Though far from anything revolutionary, Dying Light’s skill leveling system actually does a lot for the gameplay. Various activities will earn you experience in the Survivor, Agility, or Power skill trees, and the perks unlocked through each section really mold well to individual style, depending on whether players prefer head on attacks or skirting around danger. The division of experience points keeps the pace of the game going with near constant leveling, keeping well in line with the game’s fast-moving theme.
But while the list of novel features certainly work well in its favor, there are still quite a few objections to raise regarding the game’s stagnant repetition. The main missions are all extremely structured and predictable, and the onslaught of side missions the game dumps on you are all tropish variations of fetch quests.
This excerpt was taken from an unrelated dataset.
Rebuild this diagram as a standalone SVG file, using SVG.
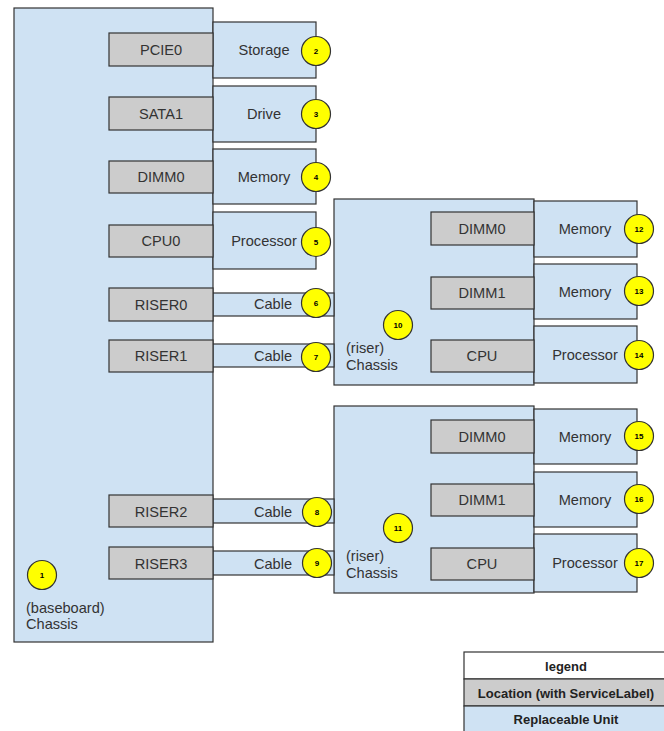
<svg xmlns="http://www.w3.org/2000/svg" width="664" height="731" viewBox="0 0 664 731">
  <style>
    .unit { fill: #cfe2f3; stroke: #333333; stroke-width: 1.2; }
    .loc { fill: #cccccc; stroke: #333333; stroke-width: 1.2; }
    .plain { fill: #ffffff; stroke: #333333; stroke-width: 1.2; }
    .badge { fill: #ffff00; stroke: #333333; stroke-width: 1.2; }
    text { font-family: "Liberation Sans", Arial, sans-serif; fill: #333333; }
    .lbl { font-size: 14.6px; text-anchor: middle; dominant-baseline: central; }
    .note { font-size: 14.6px; }
    .num { font-size: 8px; font-weight: bold; text-anchor: middle; dominant-baseline: central; fill: #000000; }
    .leg { font-size: 13px; font-weight: bold; text-anchor: middle; dominant-baseline: central; fill: #222222; }
  </style>
  <rect x="0" y="0" width="664" height="731" fill="#ffffff"/>

  <!-- baseboard chassis -->
  <g id="baseboard">
    <rect class="unit" x="14" y="8" width="199" height="634"/>
    <text class="note" x="26" y="613">(baseboard)</text>
    <text class="note" x="26" y="629">Chassis</text>
    <circle class="badge" cx="42" cy="575" r="14.5"/>
    <text class="num" x="42" y="575">1</text>
  </g>

  <!-- baseboard slots and their units -->
  <g id="storage">
    <rect class="unit" x="213" y="22" width="103" height="56"/>
    <text class="lbl" x="264" y="50">Storage</text>
    <circle class="badge" cx="316" cy="51" r="14.5"/>
    <text class="num" x="316" y="51">2</text>
  </g>
  <g id="pcie0">
    <rect class="loc" x="109" y="33" width="104" height="33"/>
    <text class="lbl" x="161" y="50">PCIE0</text>
  </g>

  <g id="drive">
    <rect class="unit" x="213" y="86" width="103" height="56"/>
    <text class="lbl" x="264" y="114">Drive</text>
    <circle class="badge" cx="316" cy="114" r="14.5"/>
    <text class="num" x="316" y="114">3</text>
  </g>
  <g id="sata1">
    <rect class="loc" x="109" y="97" width="104" height="33"/>
    <text class="lbl" x="161" y="114">SATA1</text>
  </g>

  <g id="memory0">
    <rect class="unit" x="213" y="149" width="103" height="55"/>
    <text class="lbl" x="264" y="177">Memory</text>
    <circle class="badge" cx="316" cy="177" r="14.5"/>
    <text class="num" x="316" y="177">4</text>
  </g>
  <g id="dimm0">
    <rect class="loc" x="109" y="161" width="104" height="32"/>
    <text class="lbl" x="161" y="177">DIMM0</text>
  </g>

  <g id="processor0">
    <rect class="unit" x="213" y="212" width="103" height="57"/>
    <text class="lbl" x="264" y="241">Processor</text>
    <circle class="badge" cx="316" cy="242" r="14.5"/>
    <text class="num" x="316" y="242">5</text>
  </g>
  <g id="cpu0">
    <rect class="loc" x="109" y="225" width="104" height="32"/>
    <text class="lbl" x="161" y="241">CPU0</text>
  </g>

  <!-- riser chassis (upper) -->
  <g id="riser-a">
    <rect class="unit" x="334" y="199" width="200" height="186"/>
    <text class="note" x="346" y="353">(riser)</text>
    <text class="note" x="346" y="370">Chassis</text>
    <circle class="badge" cx="398" cy="325" r="14.5"/>
    <text class="num" x="398" y="325">10</text>
  </g>
  <g id="memory-a0">
    <rect class="unit" x="534" y="201" width="103" height="56"/>
    <text class="lbl" x="585" y="229">Memory</text>
    <circle class="badge" cx="639" cy="229" r="14.5"/>
    <text class="num" x="639" y="229">12</text>
  </g>
  <g id="dimm-a0">
    <rect class="loc" x="431" y="212" width="103" height="33"/>
    <text class="lbl" x="482" y="229">DIMM0</text>
  </g>
  <g id="memory-a1">
    <rect class="unit" x="534" y="264" width="103" height="55"/>
    <text class="lbl" x="585" y="292">Memory</text>
    <circle class="badge" cx="639" cy="291" r="14.5"/>
    <text class="num" x="639" y="291">13</text>
  </g>
  <g id="dimm-a1">
    <rect class="loc" x="431" y="277" width="103" height="32"/>
    <text class="lbl" x="482" y="293">DIMM1</text>
  </g>
  <g id="processor-a">
    <rect class="unit" x="534" y="326" width="103" height="57"/>
    <text class="lbl" x="585" y="355">Processor</text>
    <circle class="badge" cx="639" cy="355" r="14.5"/>
    <text class="num" x="639" y="355">14</text>
  </g>
  <g id="cpu-a">
    <rect class="loc" x="431" y="340" width="103" height="32"/>
    <text class="lbl" x="482" y="356">CPU</text>
  </g>

  <!-- riser chassis (lower) -->
  <g id="riser-b">
    <rect class="unit" x="334" y="406" width="200" height="187"/>
    <text class="note" x="346" y="561">(riser)</text>
    <text class="note" x="346" y="578">Chassis</text>
    <circle class="badge" cx="398" cy="528" r="14.5"/>
    <text class="num" x="398" y="528">11</text>
  </g>
  <g id="memory-b0">
    <rect class="unit" x="534" y="409" width="103" height="55"/>
    <text class="lbl" x="585" y="437">Memory</text>
    <circle class="badge" cx="639" cy="436" r="14.5"/>
    <text class="num" x="639" y="436">15</text>
  </g>
  <g id="dimm-b0">
    <rect class="loc" x="431" y="420" width="103" height="33"/>
    <text class="lbl" x="482" y="437">DIMM0</text>
  </g>
  <g id="memory-b1">
    <rect class="unit" x="534" y="472" width="103" height="55"/>
    <text class="lbl" x="585" y="500">Memory</text>
    <circle class="badge" cx="639" cy="499" r="14.5"/>
    <text class="num" x="639" y="499">16</text>
  </g>
  <g id="dimm-b1">
    <rect class="loc" x="431" y="484" width="103" height="32"/>
    <text class="lbl" x="482" y="500">DIMM1</text>
  </g>
  <g id="processor-b">
    <rect class="unit" x="534" y="534" width="103" height="58"/>
    <text class="lbl" x="585" y="563">Processor</text>
    <circle class="badge" cx="639" cy="563" r="14.5"/>
    <text class="num" x="639" y="563">17</text>
  </g>
  <g id="cpu-b">
    <rect class="loc" x="431" y="548" width="103" height="32"/>
    <text class="lbl" x="482" y="564">CPU</text>
  </g>

  <!-- cables between baseboard risers and riser chassis -->
  <g id="connectors">
    <g id="cable0">
      <rect class="unit" x="213" y="293" width="121" height="23"/>
      <text class="lbl" x="273" y="304">Cable</text>
      <circle class="badge" cx="316" cy="303" r="14.5"/>
      <text class="num" x="316" y="303">6</text>
    </g>
    <g id="cable1">
      <rect class="unit" x="213" y="344" width="121" height="23"/>
      <text class="lbl" x="273" y="356">Cable</text>
      <circle class="badge" cx="316" cy="357" r="14.5"/>
      <text class="num" x="316" y="357">7</text>
    </g>
    <g id="cable2">
      <rect class="unit" x="213" y="499" width="121" height="24"/>
      <text class="lbl" x="273" y="512">Cable</text>
      <circle class="badge" cx="317" cy="512" r="14.5"/>
      <text class="num" x="317" y="512">8</text>
    </g>
    <g id="cable3">
      <rect class="unit" x="213" y="551" width="121" height="24"/>
      <text class="lbl" x="273" y="564">Cable</text>
      <circle class="badge" cx="317" cy="563" r="14.5"/>
      <text class="num" x="317" y="563">9</text>
    </g>
  </g>

  <g id="riser0">
    <rect class="loc" x="109" y="288" width="104" height="33"/>
    <text class="lbl" x="161" y="305">RISER0</text>
  </g>
  <g id="riser1">
    <rect class="loc" x="109" y="340" width="104" height="32"/>
    <text class="lbl" x="161" y="356">RISER1</text>
  </g>
  <g id="riser2">
    <rect class="loc" x="109" y="495" width="104" height="32"/>
    <text class="lbl" x="161" y="512">RISER2</text>
  </g>
  <g id="riser3">
    <rect class="loc" x="109" y="547" width="104" height="32"/>
    <text class="lbl" x="161" y="564">RISER3</text>
  </g>

  <!-- legend -->
  <g id="legend">
    <rect class="plain" x="464" y="652" width="205" height="27"/>
    <text class="leg" x="566" y="666">legend</text>
    <rect class="loc" x="464" y="679" width="205" height="27"/>
    <text class="leg" x="566" y="693">Location (with ServiceLabel)</text>
    <rect class="unit" x="464" y="706" width="205" height="30"/>
    <text class="leg" x="566" y="719">Replaceable Unit</text>
  </g>
</svg>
At times it even feels like the game would benefit more from having no direct objectives or tired plot devices other than to simply stay alive. Along the same lines, the various types of zombies all seem to have been lifted straight from the Left 4 Dead franchise, leaving you with heavies, spitters, runners, and exploders, all thinly spread out amongst a dense population of standardized zombie fodder. Dying Light also features a co-op and Be The Zombie mode, but again these are simply expounded versions of Valve’s staling ingenuity from years back.
For being yet just another zombie game (cue exasperated sigh and eye roll), Dying Light certainly does an excellent job of breathing new life into an otherwise decaying theme. The fast-paced parkour and day/night effects, while ridiculously inefficient at times, provided a strong enough sense of safety that when I did indeed fall onto the street in the dark, immediate and genuine panic instantly set in. The game’s got a great sense of atmosphere and balance, and survival actually feels important. Recycled themes and gameplay aside, this zombie sandbox has a stubborn spark of life that will undoubtedly keep the undead in our cultural spotlight for at least another six months.